Plus critique se veut la photographie très clinique de l’artiste américain Lewis Baltz dans ses séries de clichés en noir et blanc où il écorche le mythe de l’American Way Of Life et de la croissance de la Middle Class américaine au dépend de l’environnement. Dans la série The Tract Houses, l’artiste détaille la banalité monstrueuse de pavillons américains en construction, pas encore achevés mais déjà sales
Sa série intitulée Les Nouvelles Zones industrielles près d’Irvine explore l’installation de bâtiments industriels, fastfoods, parkings et autres entrepôts venus créer ces zones péri-urbaines mortifères. L’efficacité des photos confère une nature inhumaine à ces non-lieux.
En 1978, la série Park City témoigne une nouvelle fois de la construction d’une zone pavillonnaire plantée au milieu de nulle part. Sans aucun état d’âme, la photographie de Baltz apparaît subversive : que viennent faire ces constructions dans un environnement naturel hostile ? Faut-il que l’homme s’entête jusqu’au non-sens pour dicter à la nature ses ambitions ?
L’artiste français Jean-Marc Bustamante est un autre photographe des lieux périphériques, sans identité et interchangeables. Il témoigne, de façon beaucoup plus poétique que Baltz, d’une certaine dégradation de l’urbanité contemporaine.
Bien qu’admirant ces artistes, je ne me place pas dans leurs pas.

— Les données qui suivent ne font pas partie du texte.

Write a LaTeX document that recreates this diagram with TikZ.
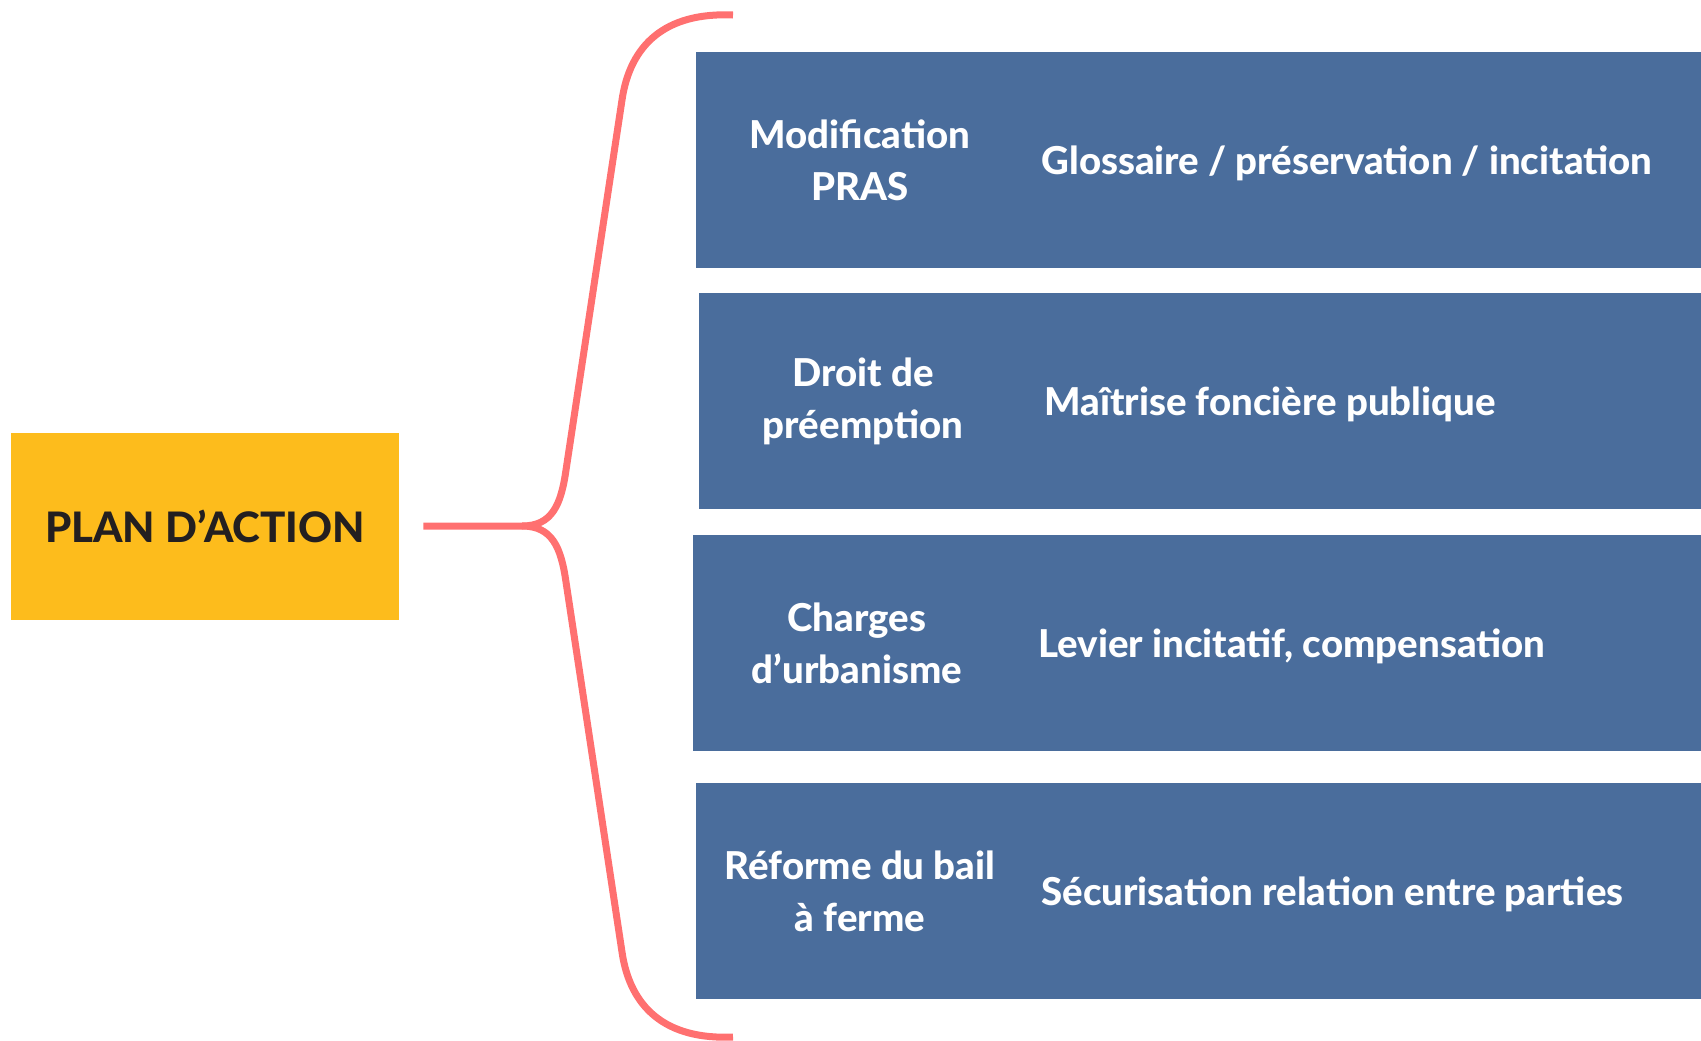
\documentclass[tikz,border=0pt]{standalone}
\usepackage{fontspec}
\IfFontExistsTF{Lato Heavy}
	{\setmainfont{Lato}[BoldFont={Lato Heavy}]}
	{\setmainfont{Lato}}
\usetikzlibrary{positioning}

\definecolor{planjaune}{RGB}{253,188,28}
\definecolor{mesurebleu}{RGB}{74,109,156}
\definecolor{accolade}{RGB}{255,112,112}
\definecolor{encre}{RGB}{35,31,32}

\tikzset{
	plan/.style={fill=planjaune, text=encre, inner sep=0pt,
		minimum width=194pt, minimum height=93.5pt,
		font=\bfseries\fontsize{21}{24}\selectfont},
	mesure/.style={fill=mesurebleu, inner sep=0pt, anchor=north west,
		minimum width=510pt, minimum height=108pt},
	titre/.style={text=white, align=center, inner sep=0pt,
		font=\bfseries\fontsize{19.2}{26}\selectfont},
	detail/.style={text=white, anchor=west, inner sep=0pt,
		font=\bfseries\fontsize{19.2}{26}\selectfont},
	brace/.style={draw=accolade, line width=3.5pt}
}

\begin{document}
\begin{tikzpicture}[x=0.5pt,y=-0.5pt]
	\useasboundingbox (0,0) rectangle (1701,1040);

	\node[plan] (plan) at (205,526) {PLAN D’ACTION};

	\node[mesure] (m1) at (696,52) {};
	\node[mesure] (m2) at (699,293) {};
	\node[mesure] (m3) at (693,535) {};
	\node[mesure] (m4) at (696,783) {};

	\node[titre] (t1) at ([xshift=82pt]m1.west) {Modification\\PRAS};
	\node[titre] (t2) at ([xshift=82pt]m2.west) {Droit de\\préemption};
	\node[titre] (t3) at ([xshift=82pt]m3.west) {Charges\\d’urbanisme};
	\node[titre] (t4) at ([xshift=82pt]m4.west) {Réforme du bail\\à ferme};

	\node[detail] (d1) at ([xshift=172.5pt,yshift=-1.5pt]m1.west) {Glossaire / préservation / incitation};
	\node[detail] (d2) at ([xshift=172.5pt,yshift=-1.5pt]m2.west) {Maîtrise foncière publique};
	\node[detail] (d3) at ([xshift=172.5pt,yshift=-1.5pt]m3.west) {Levier incitatif, compensation};
	\node[detail] (d4) at ([xshift=172.5pt,yshift=-1.5pt]m4.west) {Sécurisation relation entre parties};

	% accolade
	\coordinate (bras) at ([xshift=12pt]plan.east);
	\coordinate (pointe) at (522,526);
	\coordinate (haut) at (733,15);
	\coordinate (bas) at (733,1037);
	\draw[brace] (bras) -- (pointe) .. controls (552,526) and (561,505) .. (566,470)
		-- (622,100) .. controls (630,45) and (665,12) .. (haut);
	\draw[brace] (pointe) .. controls (552,526) and (561,547) .. (566,582)
		-- (622,952) .. controls (630,1007) and (665,1040) .. (bas);
\end{tikzpicture}
\end{document}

Mes images, très travaillées, ne visent pas décrire la réalité mais à donner une vision poétique de la ville, plus impressionniste en donnant à voir « l’idée de… » ou en essayant de montrer la sensation éprouvé au spectacle urbain ou ce qu’il m inspire : la joie, la peur, l’angoisse, le dégoût, la compassion …
Mes images visent à provoquer l’émotion du spectateur quitte à le bousculer ou le choquer soit par le traitement de la photo soit par le sujet retenu.